### REQUEST
From the first line of the listing below to the line with "anchor=west] (k2) at", print each line exactly, and nothing more. Leave out the pictures.

### COLLECTED MATERIAL

————————

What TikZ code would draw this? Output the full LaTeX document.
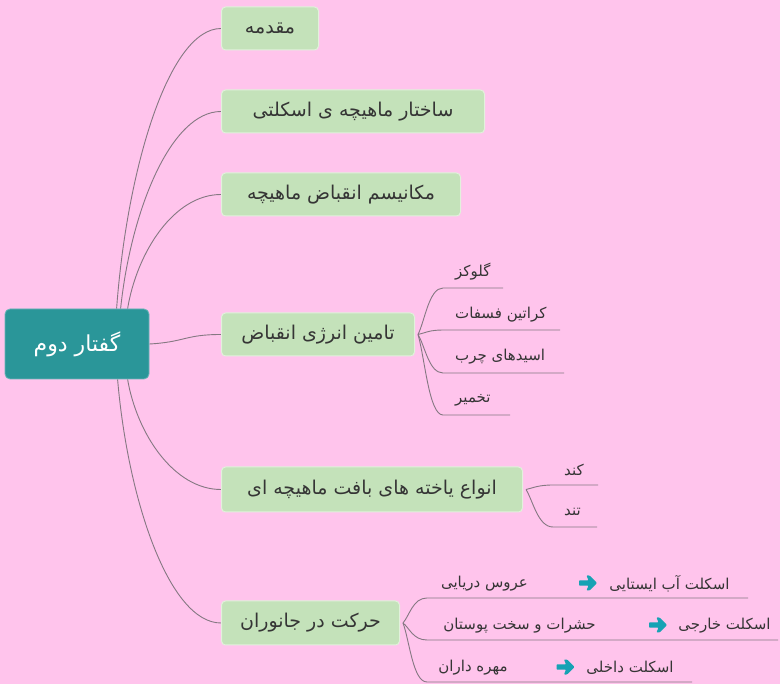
\documentclass[tikz,border=0pt]{standalone}
\usepackage{fontspec}
\setmainfont{DejaVu Sans}
\newfontfamily\arabicfont[Script=Arabic]{DejaVu Sans}
\TeXXeTstate=1
\usetikzlibrary{backgrounds,calc}
\definecolor{bg}{HTML}{FFC4EC}
\definecolor{rootc}{HTML}{2A9699}
\definecolor{boxc}{HTML}{C4E2BA}
\definecolor{boxb}{HTML}{E2F1DC}
\definecolor{txt}{HTML}{353535}
\definecolor{linec}{HTML}{857882}
\definecolor{arrc}{HTML}{17A2B4}
\newcommand{\fa}[1]{{\arabicfont\beginR #1\endR}}
\begin{document}
\begin{tikzpicture}[x=1pt,y=-1pt,
  rootbox/.style={fill=rootc, draw=rootc!70!white, rounded corners=5pt, line width=0.8pt, text=white,
    font=\arabicfont\fontsize{22}{26}\selectfont, inner sep=0pt, minimum width=144pt, minimum height=70pt},
  topic/.style={fill=boxc, draw=boxb, rounded corners=4pt, line width=1pt, text=txt,
    font=\arabicfont\fontsize{19}{22}\selectfont, inner sep=0pt, minimum height=43pt, anchor=west},
  sub/.style={text=txt, font=\arabicfont\fontsize{15}{18}\selectfont, inner sep=0pt},
  conn/.style={draw=linec, line width=0.9pt},
  fatarrow/.pic={\fill[arrc, rounded corners=0.8pt] (-9,-2.6) -- (0.5,-2.6) -- (-1.5,-7.5) -- (1.5,-7.5) -- (9,0)
      -- (1.5,7.5) -- (-1.5,7.5) -- (0.5,2.6) -- (-9,2.6) -- cycle;}]
\useasboundingbox (0,0) rectangle (780,684);

% root and topics
\node[rootbox] (root) at (77,344) {\fa{گفتار دوم}};
\node[topic, minimum width=97pt]  (t1) at (221,28.5)  {\fa{مقدمه}};
\node[topic, minimum width=263pt] (t2) at (221,111.5) {\fa{ساختار ماهیچه ی اسکلتی}};
\node[topic, minimum width=239pt] (t3) at (221,194.5) {\fa{مکانیسم انقباض ماهیچه}};
\node[topic, minimum width=193pt] (t4) at (221,334.5) {\fa{تامین انرژی انقباض}};
\node[topic, minimum width=301pt, minimum height=45pt] (t5) at (221,489.5) {\fa{انواع یاخته های بافت ماهیچه ای}};
\node[topic, minimum width=178pt, minimum height=44pt] (t6) at (221,623) {\fa{حرکت در جانوران}};

% sub-topic texts
\node[sub, anchor=west] (s1) at (455,272) {\fa{گلوکز}};
\node[sub, anchor=west] (s2) at (455,315) {\fa{کراتین فسفات}};
\node[sub, anchor=west] (s3) at (455,357) {\fa{اسیدهای چرب}};
\node[sub, anchor=west] (s4) at (455,400) {\fa{تخمیر}};
\node[sub, anchor=west] (k1) at (564,470) {\fa{کند}};
\node[sub, anchor=west] (k2) at (564,512) {\fa{تند}};

\node[sub] (m1a) at (484.5,584) {\fa{عروس دریایی}};
\pic at (588,583) {fatarrow};
\node[sub] (m1c) at (669.5,584) {\fa{اسکلت آب ایستایی}};
\node[sub] (m2a) at (519.5,626) {\fa{حشرات و سخت پوستان}};
\pic at (658,625) {fatarrow};
\node[sub] (m2c) at (724.5,626) {\fa{اسکلت خارجی}};
\node[sub] (m3a) at (473,668) {\fa{مهره داران}};
\pic at (565.5,667) {fatarrow};
\node[sub] (m3c) at (630,668) {\fa{اسکلت داخلی}};

% coordinates
\coordinate (r1) at ($(root.north west)+(112,0)$);
\coordinate (r2) at ($(root.north west)+(116,0)$);
\coordinate (r3) at ($(root.north west)+(123,0)$);
\coordinate (r5) at ($(root.south west)+(123,0)$);
\coordinate (r6) at ($(root.south west)+(113,0)$);
\coordinate (f4) at ($(t4.east)+(3,0)$);
\coordinate (f5) at ($(t5.east)+(3,0)$);
\coordinate (f6) at ($(t6.east)+(3,0)$);
\coordinate (a1s) at (443,288); \coordinate (a1e) at (503,288);
\coordinate (a2s) at (443,330); \coordinate (a2e) at (560,330);
\coordinate (a3s) at (443,373); \coordinate (a3e) at (564,373);
\coordinate (a4s) at (443,415); \coordinate (a4e) at (510,415);
\coordinate (b1s) at (553,485); \coordinate (b1e) at (598,485);
\coordinate (b2s) at (553,527); \coordinate (b2e) at (597,527);
\coordinate (c1s) at (427,598); \coordinate (c1e) at (748,598);
\coordinate (c2s) at (427,640); \coordinate (c2e) at (778,640);
\coordinate (c3s) at (427,682); \coordinate (c3e) at (692,682);

\begin{pgfonlayer}{background}
\fill[bg] (0,0) rectangle (780,684);
% root -> topics
\draw[conn] (r1) .. controls (127,168) and (169,28.5) .. (t1.west);
\draw[conn] (r2) .. controls (131,210) and (171,111.5) .. (t2.west);
\draw[conn] (r3) .. controls (137,252) and (174,194.5) .. (t3.west);
\draw[conn] (root.east) .. controls (185,342) and (185,334.5) .. (t4.west);
\draw[conn] (r5) .. controls (137,434) and (174,489.5) .. (t5.west);
\draw[conn] (r6) .. controls (128,501) and (169.5,623) .. (t6.west);
% topic 4 subs
\draw[conn] (f4) .. controls (425,320.5) and (429,288) .. (a1s) -- (a1e);
\draw[conn] (f4) .. controls (425,333) and (429,330) .. (a2s) -- (a2e);
\draw[conn] (f4) .. controls (425,346) and (429,373) .. (a3s) -- (a3e);
\draw[conn] (f4) .. controls (425,358.7) and (429,415) .. (a4s) -- (a4e);
% topic 5 subs
\draw[conn] (f5) .. controls (533,488) and (538,485) .. (b1s) -- (b1e);
\draw[conn] (f5) .. controls (533,500.7) and (538,527) .. (b2s) -- (b2e);
% topic 6 subs
\draw[conn] (f6) .. controls (409.5,615.5) and (413,598) .. (c1s) -- (c1e);
\draw[conn] (f6) .. controls (409.5,628) and (413,640) .. (c2s) -- (c2e);
\draw[conn] (f6) .. controls (409.5,640.7) and (413,682) .. (c3s) -- (c3e);
\end{pgfonlayer}
\end{tikzpicture}
\end{document}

————————

### FINAL RESULT
What TikZ code would draw this? Output the full LaTeX document.
\documentclass[tikz,border=0pt]{standalone}
\usepackage{fontspec}
\setmainfont{DejaVu Sans}
\newfontfamily\arabicfont[Script=Arabic]{DejaVu Sans}
\TeXXeTstate=1
\usetikzlibrary{backgrounds,calc}
\definecolor{bg}{HTML}{FFC4EC}
\definecolor{rootc}{HTML}{2A9699}
\definecolor{boxc}{HTML}{C4E2BA}
\definecolor{boxb}{HTML}{E2F1DC}
\definecolor{txt}{HTML}{353535}
\definecolor{linec}{HTML}{857882}
\definecolor{arrc}{HTML}{17A2B4}
\newcommand{\fa}[1]{{\arabicfont\beginR #1\endR}}
\begin{document}
\begin{tikzpicture}[x=1pt,y=-1pt,
  rootbox/.style={fill=rootc, draw=rootc!70!white, rounded corners=5pt, line width=0.8pt, text=white,
    font=\arabicfont\fontsize{22}{26}\selectfont, inner sep=0pt, minimum width=144pt, minimum height=70pt},
  topic/.style={fill=boxc, draw=boxb, rounded corners=4pt, line width=1pt, text=txt,
    font=\arabicfont\fontsize{19}{22}\selectfont, inner sep=0pt, minimum height=43pt, anchor=west},
  sub/.style={text=txt, font=\arabicfont\fontsize{15}{18}\selectfont, inner sep=0pt},
  conn/.style={draw=linec, line width=0.9pt},
  fatarrow/.pic={\fill[arrc, rounded corners=0.8pt] (-9,-2.6) -- (0.5,-2.6) -- (-1.5,-7.5) -- (1.5,-7.5) -- (9,0)
      -- (1.5,7.5) -- (-1.5,7.5) -- (0.5,2.6) -- (-9,2.6) -- cycle;}]
\useasboundingbox (0,0) rectangle (780,684);

% root and topics
\node[rootbox] (root) at (77,344) {\fa{گفتار دوم}};
\node[topic, minimum width=97pt]  (t1) at (221,28.5)  {\fa{مقدمه}};
\node[topic, minimum width=263pt] (t2) at (221,111.5) {\fa{ساختار ماهیچه ی اسکلتی}};
\node[topic, minimum width=239pt] (t3) at (221,194.5) {\fa{مکانیسم انقباض ماهیچه}};
\node[topic, minimum width=193pt] (t4) at (221,334.5) {\fa{تامین انرژی انقباض}};
\node[topic, minimum width=301pt, minimum height=45pt] (t5) at (221,489.5) {\fa{انواع یاخته های بافت ماهیچه ای}};
\node[topic, minimum width=178pt, minimum height=44pt] (t6) at (221,623) {\fa{حرکت در جانوران}};

% sub-topic texts
\node[sub, anchor=west] (s1) at (455,272) {\fa{گلوکز}};
\node[sub, anchor=west] (s2) at (455,315) {\fa{کراتین فسفات}};
\node[sub, anchor=west] (s3) at (455,357) {\fa{اسیدهای چرب}};
\node[sub, anchor=west] (s4) at (455,400) {\fa{تخمیر}};
\node[sub, anchor=west] (k1) at (564,470) {\fa{کند}};
\node[sub, anchor=west] (k2) at (564,512) {\fa{تند}};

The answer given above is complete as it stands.